Abstract

Principles of measurement of photoconductance transients by time-resolved microwave absorption and reflection mode are presented. The microwave transmission (absorption) mode is a new implementation of the time-resolved microwave conductivity method. This instrument is more sensitive with respect to microwave response signal and less critical to instabilities induced by phase modulation of the response. An adjustment of the measurement system into a local resonance for each particular sample under investigation and the whole set of experimental conditions is crucial to ensure the highest sensitivity and reliability of the instruments. The waveguide slot resonance antenna provides mapping of recombination parameters in silicon wafers of thickness d≥50 μm and resistivity ρ≥1 Ω cm with a spatial resolution of 1–2 mm.

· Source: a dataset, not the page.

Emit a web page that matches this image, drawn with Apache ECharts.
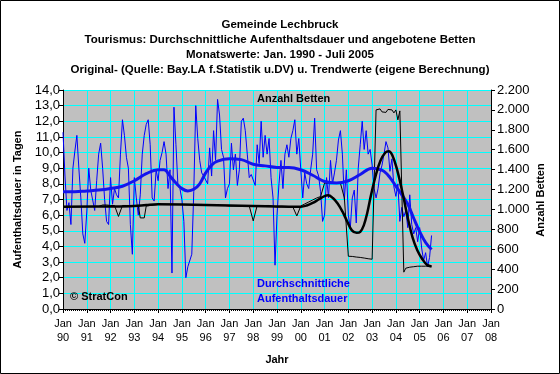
<!DOCTYPE html>
<html><head><meta charset="utf-8">
<script src="https://cdn.jsdelivr.net/npm/echarts@6/dist/echarts.min.js"></script>
<style>html,body{margin:0;padding:0;background:#fff}#c{width:560px;height:374px}</style>
</head><body><div id="c"></div>
<script>
// ---- Data ----
const titleLines = ["Gemeinde Lechbruck","Tourismus: Durchschnittliche Aufenthaltsdauer und angebotene Betten","Monatswerte: Jan. 1990 - Juli 2005","Original- (Quelle: Bay.LA f.Statistik u.DV) u. Trendwerte (eigene Berechnung)"];
const startYear = 1990;
// Average stay (days), monthly, Jan 1990 - Jul 2005
const stay1990 = [11.3, 8.5, 6.3, 6.8, 5.4, 9.0, 10.1, 11.1, 9.0, 7.1, 4.8, 4.2];
const stay1991 = [6.2, 9.0, 7.6, 7.7, 6.3, 8.2, 9.9, 10.6, 9.0, 7.0, 5.6, 5.4];
const stay1992 = [8.4, 6.7, 7.7, 7.3, 7.1, 9.9, 12.1, 11.1, 9.7, 9.0, 5.4, 3.5];
const stay1993 = [8.4, 7.1, 6.0, 7.3, 9.9, 11.1, 11.8, 12.1, 10.5, 7.1, 6.9, 8.9];
const stay1994 = [8.2, 9.5, 10.0, 10.7, 9.9, 7.7, 8.9, 2.3, 12.9, 10.5, 7.9, 7.7];
const stay1995 = [7.0, 5.6, 2.0, 2.7, 2.8, 3.5, 7.5, 13.0, 10.9, 9.5, 8.7, 8.5];
const stay1996 = [8.6, 8.0, 10.3, 8.5, 11.4, 9.5, 13.4, 12.4, 10.2, 9.7, 7.1, 7.7];
const stay1997 = [8.0, 10.6, 8.9, 9.9, 7.9, 8.9, 12.0, 12.2, 11.4, 9.9, 8.4, 8.6];
const stay1998 = [8.5, 7.9, 10.5, 9.3, 12.0, 9.7, 11.1, 9.9, 10.9, 8.4, 7.1, 2.8];
const stay1999 = [6.0, 8.0, 9.5, 7.7, 9.9, 10.5, 9.7, 10.9, 11.4, 12.1, 9.9, 10.9];
const stay2000 = [8.9, 7.1, 8.7, 8.0, 7.7, 8.9, 9.9, 12.2, 8.9, 8.5, 7.5, 5.6];
const stay2001 = [6.0, 8.4, 7.1, 9.5, 8.0, 8.7, 9.5, 10.8, 11.4, 9.9, 7.0, 8.9];
const stay2002 = [6.0, 5.2, 7.1, 7.6, 5.5, 9.0, 10.5, 12.0, 10.2, 11.4, 9.9, 10.2];
const stay2003 = [9.2, 7.7, 7.1, 7.7, 8.7, 9.2, 9.9, 10.7, 10.3, 8.8, 9.6, 7.8];
const stay2004 = [7.2, 8.0, 5.6, 6.5, 5.9, 6.3, 5.2, 7.3, 5.4, 4.8, 5.2, 4.3];
const stay2005 = [5.2, 3.9, 3.1, 3.6, 2.7, 3.3, 4.7];
// Beds offered, monthly
const beds1990 = [1030,1030,1030,1030,1030,1030,1030,1030,1030,1030,1030,1030];
const beds1991 = [1030,1030,1030,1030,1030,1030,1030,1030,1045,1045,1045,1045];
const beds1992 = [1040,1040,1040,1040,930,935,1040,1040,1040,1040,1040,1040];
const beds1993 = [1040,1040,1040,915,915,915,1035,1035,1040,1040,1045,1045];
const beds1994 = [1050,1050,1050,1050,1050,1050,1050,1050,1050,1050,1050,1050];
const beds1995 = [1050,1050,1050,1050,1050,1050,1050,1050,1050,1050,1050,1050];
const beds1996 = [1040,1040,1040,1040,1040,1040,1040,1040,1040,1040,1040,1035];
const beds1997 = [1035,1035,1035,1035,1035,1035,1035,1035,1035,1035,1035,1035];
const beds1998 = [885,890,1040,1045,1040,1045,1040,1045,1040,1030,1030,1025];
const beds1999 = [1025,1025,1025,1025,1025,1025,1025,1025,1025,1025,935,935];
const beds2000 = [1035,1045,1055,1065,1075,1085,1095,1105,1115,1125,1130,1135];
const beds2001 = [1265,1265,1265,1265,1265,1265,1265,1265,1265,1265,1115,1115];
const beds2002 = [530,530,528,525,522,520,518,515,512,510,505,500];
const beds2003 = [500,500,2000,1990,2010,1980,2000,1975,2005,1985,2000,1970];
const beds2004 = [2000,1900,1990,1980,370,410,420,420,425,425,428,430];
const beds2005 = [430,430,430,430,430,430,430];
// Trend values (read at points along the smooth trend curves)
const trendStayX = [1990.0,1990.5,1991.0,1991.5,1992.0,1992.5,1993.0,1993.5,1994.0,1994.25,1994.5,1994.75,1995.0,1995.25,1995.5,1995.75,1996.0,1996.25,1996.5,1997.0,1997.5,1998.0,1998.5,1999.0,1999.5,2000.0,2000.5,2001.0,2001.5,2002.0,2002.5,2003.0,2003.25,2003.5,2003.75,2004.0,2004.25,2004.5,2004.75,2005.0,2005.25,2005.5];
const trendStayY = [7.5,7.5,7.55,7.6,7.7,7.85,8.2,8.65,8.9,8.9,8.5,8.05,7.7,7.55,7.65,8.0,8.7,9.2,9.45,9.6,9.55,9.25,9.15,9.05,9.05,8.9,8.55,8.15,8.05,8.2,8.6,9.0,8.95,8.8,8.4,7.85,7.3,6.7,5.8,4.95,4.25,3.8];
const trendBedsX = [1990.0,1992.0,1993.0,1993.5,1994.0,1995.0,1996.0,1997.0,1998.0,1999.0,1999.5,2000.0,2000.25,2000.5,2000.75,2001.0,2001.15,2001.35,2001.55,2001.75,2001.95,2002.15,2002.35,2002.5,2002.65,2002.8,2002.95,2003.15,2003.35,2003.55,2003.7,2003.85,2004.05,2004.3,2004.5,2004.7,2004.9,2005.1,2005.3,2005.5];
const trendBedsY = [1028,1030,1035,1045,1052,1050,1045,1040,1035,1030,1027,1028,1040,1065,1100,1135,1143,1115,1060,980,880,790,765,775,840,970,1140,1340,1490,1570,1585,1545,1400,1145,915,720,590,505,445,428];
const leftTicks = {min:0, max:14, interval:1};
const rightTicks = {min:0, max:2200, interval:200};
const xTicks = {min:1990, max:2008, interval:1};

const stayYears = [stay1990,stay1991,stay1992,stay1993,stay1994,stay1995,stay1996,stay1997,stay1998,stay1999,stay2000,stay2001,stay2002,stay2003,stay2004,stay2005];
const bedsYears = [beds1990,beds1991,beds1992,beds1993,beds1994,beds1995,beds1996,beds1997,beds1998,beds1999,beds2000,beds2001,beds2002,beds2003,beds2004,beds2005];
function monthly(arrs){const out=[];arrs.forEach((a,i)=>a.forEach((v,m)=>out.push([startYear+i+m/12,v])));return out;}
const zip=(xs,ys)=>xs.map((x,i)=>[x,ys[i]]);

const FONT = "'Liberation Sans', Arial, sans-serif";
const chart = echarts.init(document.getElementById('c'), null, {renderer:'canvas'});
chart.setOption({
  animation:false,
  backgroundColor:'#ffffff',
  textStyle:{fontFamily:FONT},
  title:{text:titleLines.join('\n'), left:'center', top:12,
    textStyle:{fontFamily:FONT, fontSize:11.5, fontWeight:'bold', color:'#000', lineHeight:15}},
  grid:{left:63, right:69, top:90, bottom:65, show:true, backgroundColor:'#C0C0C0', borderWidth:0},
  xAxis:{type:'value', min:xTicks.min, max:xTicks.max, interval:xTicks.interval,
    name:'Jahr', nameLocation:'middle', nameGap:45,
    nameTextStyle:{fontFamily:FONT, fontSize:11, fontWeight:'bold', color:'#000'},
    axisLine:{lineStyle:{color:'#000', width:1}},
    axisTick:{show:true, length:4, lineStyle:{color:'#000'}},
    minorTick:{show:true, splitNumber:12, length:2, lineStyle:{color:'#000'}},
    axisLabel:{color:'#000', fontSize:11, lineHeight:14, margin:8, fontFamily:FONT,
      formatter:v=>'Jan\n'+String(Math.round(v)).slice(2)},
    splitLine:{show:true, lineStyle:{color:'#00FFFF', width:1}}},
  yAxis:[
    {type:'value', min:leftTicks.min, max:leftTicks.max, interval:leftTicks.interval, position:'left',
     name:'Aufenthaltsdauer in Tagen', nameLocation:'middle', nameGap:35, nameRotate:90,
     nameTextStyle:{fontFamily:FONT, fontSize:11, fontWeight:'bold', color:'#000'},
     axisLine:{show:true, lineStyle:{color:'#000'}},
     axisTick:{show:true, length:4, lineStyle:{color:'#000'}},
     axisLabel:{color:'#000', fontSize:13, margin:3, fontFamily:FONT, formatter:v=>v.toFixed(1).replace('.',',')},
     splitLine:{show:true, lineStyle:{color:'#00FFFF', width:1}}},
    {type:'value', min:rightTicks.min, max:rightTicks.max, interval:rightTicks.interval, position:'right',
     axisLine:{show:true, lineStyle:{color:'#000'}},
     axisTick:{show:true, length:4, lineStyle:{color:'#000'}},
     axisLabel:{color:'#000', fontSize:13, margin:6, fontFamily:FONT,
       formatter:v=>v>=1000?Math.floor(v/1000)+'.'+String(v%1000).padStart(3,'0'):String(v)},
     splitLine:{show:false}}
  ],
  series:[
    {type:'line', name:'Aufenthaltsdauer', yAxisIndex:0, data:monthly(stayYears), showSymbol:false,
     lineStyle:{color:'#0000FF', width:1}, z:2},
    {type:'line', name:'Betten', yAxisIndex:1, data:monthly(bedsYears), showSymbol:false,
     lineStyle:{color:'#000000', width:1}, z:3},
    {type:'line', name:'Trend Aufenthaltsdauer', yAxisIndex:0, data:zip(trendStayX,trendStayY), showSymbol:false, smooth:0.4,
     lineStyle:{color:'#1414EE', width:3}, z:4},
    {type:'line', name:'Trend Betten', yAxisIndex:1, data:zip(trendBedsX,trendBedsY), showSymbol:false, smooth:0.4,
     lineStyle:{color:'#000000', width:2.5}, z:5}
  ],
  graphic:[
    {type:'rect', shape:{x:0.5,y:0.5,width:559,height:373}, style:{fill:null, stroke:'#000', lineWidth:1}, z:100},
    {type:'text', x:541, y:200, rotation:Math.PI/2,
     style:{text:'Anzahl Betten', fill:'#000', font:"bold 11px "+FONT, align:'center', verticalAlign:'middle'}, z:50},
    {type:'text', left:257, top:93, style:{text:'Anzahl Betten', fill:'#000', font:"bold 11px "+FONT}, z:50},
    {type:'text', left:257, top:276, style:{text:'Durchschnittliche\nAufenthaltsdauer', fill:'#0000FF', font:"bold 11px "+FONT, lineHeight:15}, z:50},
    {type:'text', left:70, top:291, style:{text:'© StratCon', fill:'#000', font:"bold 11px "+FONT}, z:50}
  ]
});
</script></body></html>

Theoretical models and validity of the approximations for carrier decay analysis and determination of the recombination parameters are discussed. The nonlinearities of the recombination processes (Shockley–Read–Hall, Auger type, or carrier trapping) arising at the moderate and high level of excitation are analyzed. Determination of the recombination parameters in this case is based on correlated measurements and numerical simulations taking into account the dominant recombination mechanisms. The activation energies of carrier traps Etb=0.16±0.02 eV and Ets=0.20±0.02 eV in neutron transmutation doped n-Si material have been derived from temperature dependent carrier lifetime measurements.